====== DATA EXTRACT

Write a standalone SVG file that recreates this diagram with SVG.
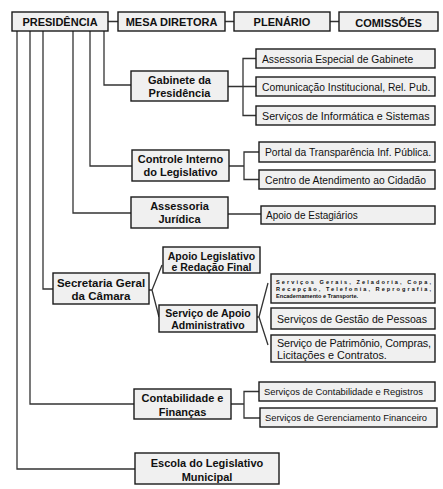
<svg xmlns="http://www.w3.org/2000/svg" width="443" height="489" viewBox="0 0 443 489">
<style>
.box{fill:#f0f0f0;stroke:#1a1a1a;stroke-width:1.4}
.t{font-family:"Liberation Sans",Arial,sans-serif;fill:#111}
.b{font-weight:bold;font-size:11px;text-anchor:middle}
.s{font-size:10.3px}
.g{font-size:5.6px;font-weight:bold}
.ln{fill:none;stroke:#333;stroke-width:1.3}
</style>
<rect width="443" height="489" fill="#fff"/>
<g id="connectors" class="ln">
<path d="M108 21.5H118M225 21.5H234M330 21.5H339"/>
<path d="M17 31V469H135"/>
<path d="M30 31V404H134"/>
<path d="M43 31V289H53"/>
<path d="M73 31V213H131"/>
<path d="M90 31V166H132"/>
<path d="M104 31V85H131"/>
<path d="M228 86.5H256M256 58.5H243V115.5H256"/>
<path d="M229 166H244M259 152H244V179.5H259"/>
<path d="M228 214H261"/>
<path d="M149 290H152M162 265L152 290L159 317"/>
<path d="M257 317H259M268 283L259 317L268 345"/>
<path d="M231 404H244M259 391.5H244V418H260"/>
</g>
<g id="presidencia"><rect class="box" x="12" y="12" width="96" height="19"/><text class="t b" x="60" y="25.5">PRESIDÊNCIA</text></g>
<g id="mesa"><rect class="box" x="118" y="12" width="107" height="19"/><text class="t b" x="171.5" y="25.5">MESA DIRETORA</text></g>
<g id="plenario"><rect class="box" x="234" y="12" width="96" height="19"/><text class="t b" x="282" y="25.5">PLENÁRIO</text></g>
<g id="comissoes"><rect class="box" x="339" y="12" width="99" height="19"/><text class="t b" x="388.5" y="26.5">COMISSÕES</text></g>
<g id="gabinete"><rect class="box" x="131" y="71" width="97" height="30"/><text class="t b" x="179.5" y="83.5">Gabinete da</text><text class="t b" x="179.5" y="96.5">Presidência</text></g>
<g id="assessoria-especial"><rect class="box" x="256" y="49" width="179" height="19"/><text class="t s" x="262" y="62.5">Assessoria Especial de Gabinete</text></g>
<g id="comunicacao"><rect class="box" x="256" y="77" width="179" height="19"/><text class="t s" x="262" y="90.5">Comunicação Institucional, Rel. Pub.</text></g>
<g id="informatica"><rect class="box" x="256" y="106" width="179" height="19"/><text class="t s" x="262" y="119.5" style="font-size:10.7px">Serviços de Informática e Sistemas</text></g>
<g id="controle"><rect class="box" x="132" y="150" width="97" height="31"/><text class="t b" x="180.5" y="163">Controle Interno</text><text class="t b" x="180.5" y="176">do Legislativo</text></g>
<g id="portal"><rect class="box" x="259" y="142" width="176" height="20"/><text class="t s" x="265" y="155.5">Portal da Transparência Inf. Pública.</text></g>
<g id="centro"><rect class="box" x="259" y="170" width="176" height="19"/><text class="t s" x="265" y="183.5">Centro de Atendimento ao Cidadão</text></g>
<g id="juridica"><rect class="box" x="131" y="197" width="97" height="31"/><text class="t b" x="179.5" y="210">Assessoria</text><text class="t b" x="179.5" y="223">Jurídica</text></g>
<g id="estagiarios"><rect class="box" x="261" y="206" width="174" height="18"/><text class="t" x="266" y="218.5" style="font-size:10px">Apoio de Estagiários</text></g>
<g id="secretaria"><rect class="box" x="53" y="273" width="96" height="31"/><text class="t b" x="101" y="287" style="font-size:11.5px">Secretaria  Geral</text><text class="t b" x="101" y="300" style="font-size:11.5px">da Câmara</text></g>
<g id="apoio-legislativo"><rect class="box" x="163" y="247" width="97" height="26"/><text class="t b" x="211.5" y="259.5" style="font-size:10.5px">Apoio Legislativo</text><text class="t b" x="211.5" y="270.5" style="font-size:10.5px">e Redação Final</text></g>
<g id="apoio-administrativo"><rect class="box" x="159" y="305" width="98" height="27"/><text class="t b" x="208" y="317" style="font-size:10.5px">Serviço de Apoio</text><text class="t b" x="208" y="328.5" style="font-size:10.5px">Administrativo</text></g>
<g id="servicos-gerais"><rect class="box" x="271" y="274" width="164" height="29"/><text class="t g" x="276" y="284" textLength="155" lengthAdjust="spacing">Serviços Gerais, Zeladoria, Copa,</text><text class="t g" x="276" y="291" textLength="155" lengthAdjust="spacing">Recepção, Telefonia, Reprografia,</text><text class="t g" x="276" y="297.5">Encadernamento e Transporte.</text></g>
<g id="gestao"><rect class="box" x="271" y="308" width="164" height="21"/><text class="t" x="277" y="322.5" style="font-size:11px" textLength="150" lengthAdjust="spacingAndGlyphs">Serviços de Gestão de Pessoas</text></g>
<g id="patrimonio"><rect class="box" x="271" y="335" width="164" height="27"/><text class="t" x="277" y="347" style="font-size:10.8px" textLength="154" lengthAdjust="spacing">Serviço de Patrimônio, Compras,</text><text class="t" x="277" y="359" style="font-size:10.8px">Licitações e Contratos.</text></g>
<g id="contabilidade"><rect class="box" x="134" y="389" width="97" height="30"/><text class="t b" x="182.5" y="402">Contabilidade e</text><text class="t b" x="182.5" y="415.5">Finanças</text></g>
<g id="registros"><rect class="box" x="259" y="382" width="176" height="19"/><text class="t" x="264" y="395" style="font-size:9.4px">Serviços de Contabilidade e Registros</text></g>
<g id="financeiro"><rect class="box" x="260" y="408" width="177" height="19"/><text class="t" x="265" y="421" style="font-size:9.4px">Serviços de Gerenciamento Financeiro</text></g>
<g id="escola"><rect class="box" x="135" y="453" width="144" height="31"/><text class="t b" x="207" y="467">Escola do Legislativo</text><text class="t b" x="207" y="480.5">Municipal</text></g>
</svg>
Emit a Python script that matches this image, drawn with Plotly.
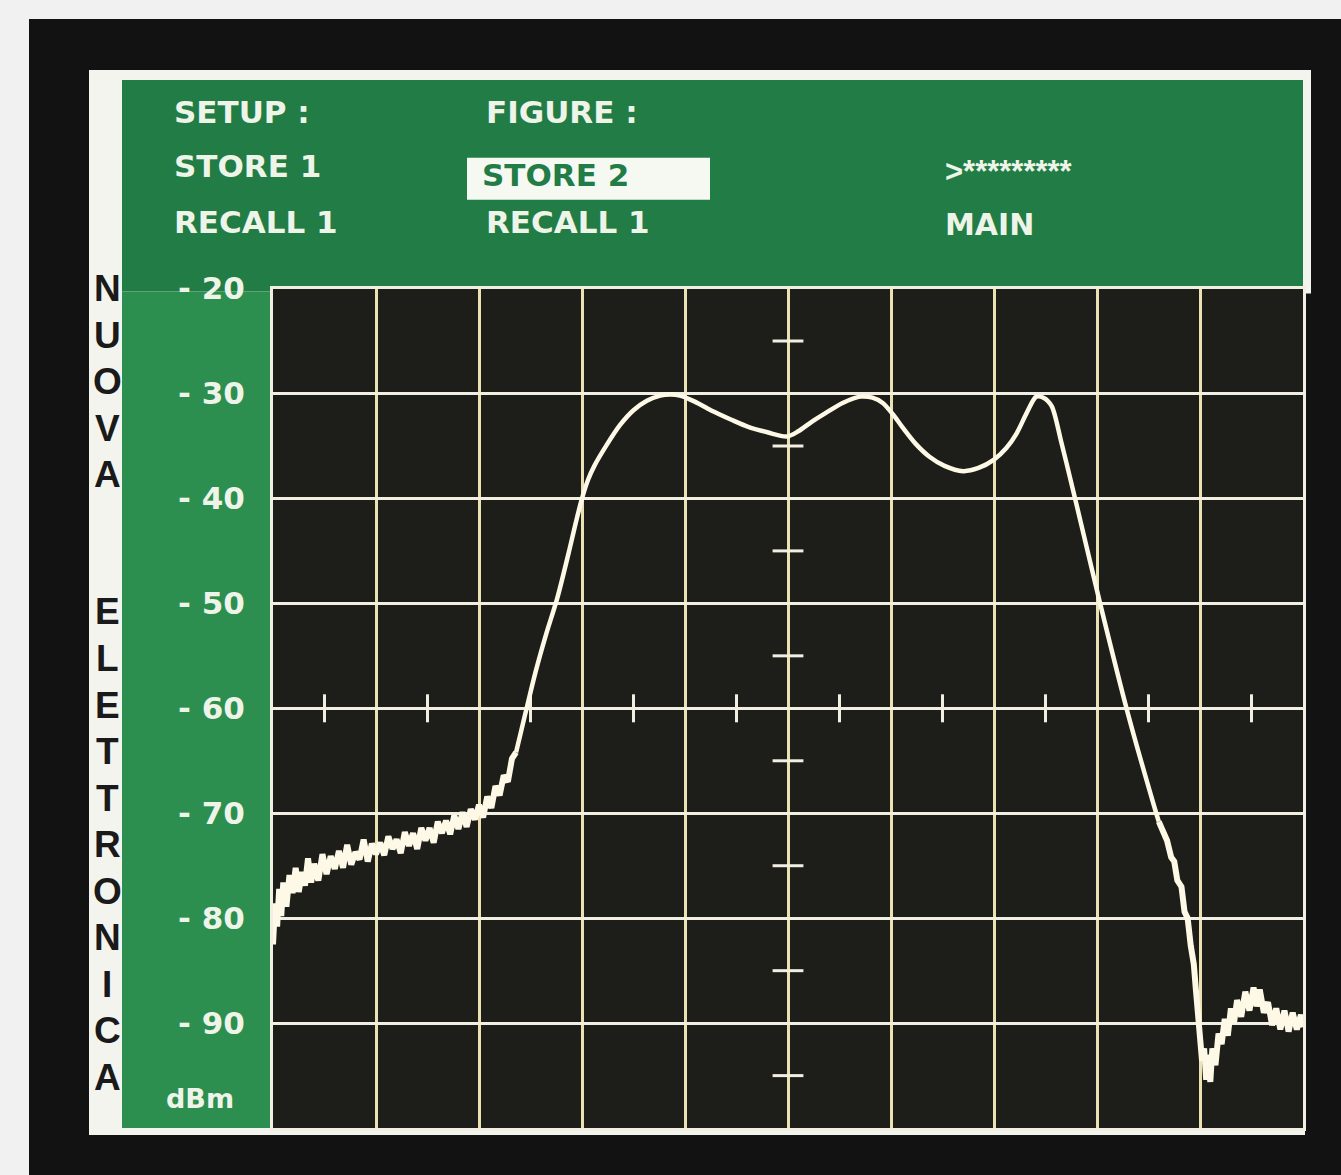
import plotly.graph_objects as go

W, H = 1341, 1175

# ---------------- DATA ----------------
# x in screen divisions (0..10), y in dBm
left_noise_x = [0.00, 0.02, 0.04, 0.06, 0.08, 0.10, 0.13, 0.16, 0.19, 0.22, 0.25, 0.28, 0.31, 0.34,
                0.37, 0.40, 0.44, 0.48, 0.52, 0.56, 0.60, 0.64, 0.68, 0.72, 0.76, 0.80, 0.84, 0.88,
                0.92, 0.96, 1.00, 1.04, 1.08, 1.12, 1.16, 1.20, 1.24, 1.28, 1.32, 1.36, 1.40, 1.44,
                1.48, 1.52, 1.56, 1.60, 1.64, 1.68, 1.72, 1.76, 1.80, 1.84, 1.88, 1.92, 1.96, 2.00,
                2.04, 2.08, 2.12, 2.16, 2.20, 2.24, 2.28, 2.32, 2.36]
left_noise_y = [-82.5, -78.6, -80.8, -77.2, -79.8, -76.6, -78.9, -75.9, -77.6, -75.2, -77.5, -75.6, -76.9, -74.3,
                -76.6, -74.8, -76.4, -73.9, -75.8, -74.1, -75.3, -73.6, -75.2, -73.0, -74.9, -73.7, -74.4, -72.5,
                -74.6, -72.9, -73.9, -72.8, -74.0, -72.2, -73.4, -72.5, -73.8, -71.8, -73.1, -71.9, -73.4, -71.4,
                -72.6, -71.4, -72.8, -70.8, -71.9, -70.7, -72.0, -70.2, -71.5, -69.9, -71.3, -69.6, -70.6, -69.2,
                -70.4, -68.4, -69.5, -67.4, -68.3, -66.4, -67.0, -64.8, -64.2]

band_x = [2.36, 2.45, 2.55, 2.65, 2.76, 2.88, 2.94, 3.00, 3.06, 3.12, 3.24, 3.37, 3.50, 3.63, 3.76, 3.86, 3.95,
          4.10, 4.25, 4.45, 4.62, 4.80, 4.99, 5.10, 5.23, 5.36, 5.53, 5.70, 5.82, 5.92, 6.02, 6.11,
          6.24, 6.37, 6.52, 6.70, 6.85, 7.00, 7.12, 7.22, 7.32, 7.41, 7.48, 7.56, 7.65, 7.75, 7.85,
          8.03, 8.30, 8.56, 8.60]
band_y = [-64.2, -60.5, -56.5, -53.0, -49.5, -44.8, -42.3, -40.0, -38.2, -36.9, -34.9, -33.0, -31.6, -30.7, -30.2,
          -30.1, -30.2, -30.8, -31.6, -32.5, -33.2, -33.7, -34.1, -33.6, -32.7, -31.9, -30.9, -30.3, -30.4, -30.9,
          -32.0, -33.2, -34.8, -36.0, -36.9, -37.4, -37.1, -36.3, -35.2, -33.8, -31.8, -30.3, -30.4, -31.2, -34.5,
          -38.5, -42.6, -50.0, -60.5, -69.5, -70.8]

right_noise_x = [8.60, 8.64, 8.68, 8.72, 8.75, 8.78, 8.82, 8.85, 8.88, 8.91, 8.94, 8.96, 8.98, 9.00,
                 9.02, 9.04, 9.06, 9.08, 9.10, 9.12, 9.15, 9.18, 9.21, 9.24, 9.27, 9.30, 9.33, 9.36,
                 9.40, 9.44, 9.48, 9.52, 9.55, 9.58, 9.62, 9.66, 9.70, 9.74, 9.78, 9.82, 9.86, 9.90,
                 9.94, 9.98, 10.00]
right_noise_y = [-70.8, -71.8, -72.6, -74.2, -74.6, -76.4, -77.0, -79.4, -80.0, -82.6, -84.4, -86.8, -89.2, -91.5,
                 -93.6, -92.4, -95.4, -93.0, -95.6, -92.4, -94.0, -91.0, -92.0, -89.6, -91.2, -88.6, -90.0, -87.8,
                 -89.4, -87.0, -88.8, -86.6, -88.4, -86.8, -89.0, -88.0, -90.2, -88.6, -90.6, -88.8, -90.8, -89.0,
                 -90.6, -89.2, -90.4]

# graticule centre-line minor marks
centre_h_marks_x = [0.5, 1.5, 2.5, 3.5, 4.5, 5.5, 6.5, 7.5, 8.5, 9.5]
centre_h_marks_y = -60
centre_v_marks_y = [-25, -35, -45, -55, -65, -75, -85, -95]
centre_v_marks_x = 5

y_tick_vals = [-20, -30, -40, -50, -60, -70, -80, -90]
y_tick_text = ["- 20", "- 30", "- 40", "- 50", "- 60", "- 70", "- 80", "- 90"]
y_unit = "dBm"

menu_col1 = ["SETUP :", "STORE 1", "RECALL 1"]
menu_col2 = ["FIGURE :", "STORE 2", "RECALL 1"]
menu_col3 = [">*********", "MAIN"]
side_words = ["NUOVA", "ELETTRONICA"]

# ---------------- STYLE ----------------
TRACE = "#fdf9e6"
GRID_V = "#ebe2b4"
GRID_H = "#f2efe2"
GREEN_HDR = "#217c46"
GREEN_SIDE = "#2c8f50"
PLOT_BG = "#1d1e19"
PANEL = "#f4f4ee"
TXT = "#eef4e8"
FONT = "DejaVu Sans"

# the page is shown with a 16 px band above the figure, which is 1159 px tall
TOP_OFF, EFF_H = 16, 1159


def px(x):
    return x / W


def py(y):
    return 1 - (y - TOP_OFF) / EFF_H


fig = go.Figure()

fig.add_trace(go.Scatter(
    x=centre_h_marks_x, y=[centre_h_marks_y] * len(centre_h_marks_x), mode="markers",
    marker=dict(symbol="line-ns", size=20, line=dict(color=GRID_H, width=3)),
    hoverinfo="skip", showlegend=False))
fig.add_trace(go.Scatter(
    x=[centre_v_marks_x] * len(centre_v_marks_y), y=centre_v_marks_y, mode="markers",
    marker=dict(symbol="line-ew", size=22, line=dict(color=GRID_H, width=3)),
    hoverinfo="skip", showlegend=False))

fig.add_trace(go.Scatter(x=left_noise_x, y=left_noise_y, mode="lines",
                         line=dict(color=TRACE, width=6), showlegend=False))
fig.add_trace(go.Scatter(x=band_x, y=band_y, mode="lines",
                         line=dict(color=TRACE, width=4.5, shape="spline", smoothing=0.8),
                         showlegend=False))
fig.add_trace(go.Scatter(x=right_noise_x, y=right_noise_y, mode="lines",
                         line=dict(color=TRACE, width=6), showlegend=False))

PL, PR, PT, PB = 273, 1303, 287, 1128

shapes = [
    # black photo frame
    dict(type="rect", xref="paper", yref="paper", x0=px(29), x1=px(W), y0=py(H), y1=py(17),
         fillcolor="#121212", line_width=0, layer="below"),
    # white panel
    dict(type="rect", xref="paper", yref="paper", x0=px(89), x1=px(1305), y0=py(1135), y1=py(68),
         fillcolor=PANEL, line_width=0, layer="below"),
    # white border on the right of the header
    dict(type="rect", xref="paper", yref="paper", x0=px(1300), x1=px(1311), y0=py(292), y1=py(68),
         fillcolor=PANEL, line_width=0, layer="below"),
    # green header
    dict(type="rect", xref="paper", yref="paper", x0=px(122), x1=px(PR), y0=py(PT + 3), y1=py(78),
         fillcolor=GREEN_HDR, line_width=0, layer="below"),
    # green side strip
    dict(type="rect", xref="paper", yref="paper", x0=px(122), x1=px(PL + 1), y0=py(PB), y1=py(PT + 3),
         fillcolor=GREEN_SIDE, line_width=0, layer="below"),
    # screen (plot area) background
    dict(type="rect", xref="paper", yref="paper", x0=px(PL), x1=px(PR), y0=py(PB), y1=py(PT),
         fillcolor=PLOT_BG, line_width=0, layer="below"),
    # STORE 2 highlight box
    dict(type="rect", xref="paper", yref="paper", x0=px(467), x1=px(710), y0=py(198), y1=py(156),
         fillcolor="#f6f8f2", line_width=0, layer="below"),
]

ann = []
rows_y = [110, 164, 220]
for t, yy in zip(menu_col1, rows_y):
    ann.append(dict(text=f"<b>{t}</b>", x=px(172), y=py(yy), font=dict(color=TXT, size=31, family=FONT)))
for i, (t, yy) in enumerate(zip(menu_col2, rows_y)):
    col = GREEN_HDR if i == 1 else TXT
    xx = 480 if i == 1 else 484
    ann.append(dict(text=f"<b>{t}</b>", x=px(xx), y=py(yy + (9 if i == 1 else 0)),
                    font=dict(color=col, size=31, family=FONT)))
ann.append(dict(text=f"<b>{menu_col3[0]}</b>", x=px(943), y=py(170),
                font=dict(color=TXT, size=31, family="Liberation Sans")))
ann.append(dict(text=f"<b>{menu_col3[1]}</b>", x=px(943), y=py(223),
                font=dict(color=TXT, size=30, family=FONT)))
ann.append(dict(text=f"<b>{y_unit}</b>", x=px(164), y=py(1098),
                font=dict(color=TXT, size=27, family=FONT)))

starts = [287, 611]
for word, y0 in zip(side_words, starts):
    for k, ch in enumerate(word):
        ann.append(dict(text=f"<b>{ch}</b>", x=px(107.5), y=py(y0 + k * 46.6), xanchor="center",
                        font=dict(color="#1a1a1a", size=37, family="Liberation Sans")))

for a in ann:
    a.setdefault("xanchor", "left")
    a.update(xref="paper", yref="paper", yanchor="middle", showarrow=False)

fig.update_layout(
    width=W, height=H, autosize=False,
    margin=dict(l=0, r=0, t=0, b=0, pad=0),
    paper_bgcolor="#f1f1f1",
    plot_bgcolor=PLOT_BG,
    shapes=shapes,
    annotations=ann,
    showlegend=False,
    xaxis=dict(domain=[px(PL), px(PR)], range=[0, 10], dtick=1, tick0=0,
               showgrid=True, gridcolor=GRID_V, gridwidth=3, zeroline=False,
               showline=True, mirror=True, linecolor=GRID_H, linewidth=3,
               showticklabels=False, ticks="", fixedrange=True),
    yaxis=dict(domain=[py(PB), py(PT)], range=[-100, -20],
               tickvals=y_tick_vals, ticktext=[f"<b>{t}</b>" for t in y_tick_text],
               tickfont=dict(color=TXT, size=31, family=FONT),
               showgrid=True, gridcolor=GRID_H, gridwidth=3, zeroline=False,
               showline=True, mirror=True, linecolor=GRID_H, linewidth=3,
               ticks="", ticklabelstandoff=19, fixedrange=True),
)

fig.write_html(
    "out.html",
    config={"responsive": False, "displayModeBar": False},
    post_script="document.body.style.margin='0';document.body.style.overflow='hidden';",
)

============

EXERCISE DETAILS: Find the word "with" in the entries above and gather every line that holds it.

THE COMPLETED TASK:
Write a standalone SVG file that recreates this diagram with SVG.
Emit a Python script that matches this image, drawn with Plotly.
# the page is shown with a 16 px band above the figure, which is 1159 px tall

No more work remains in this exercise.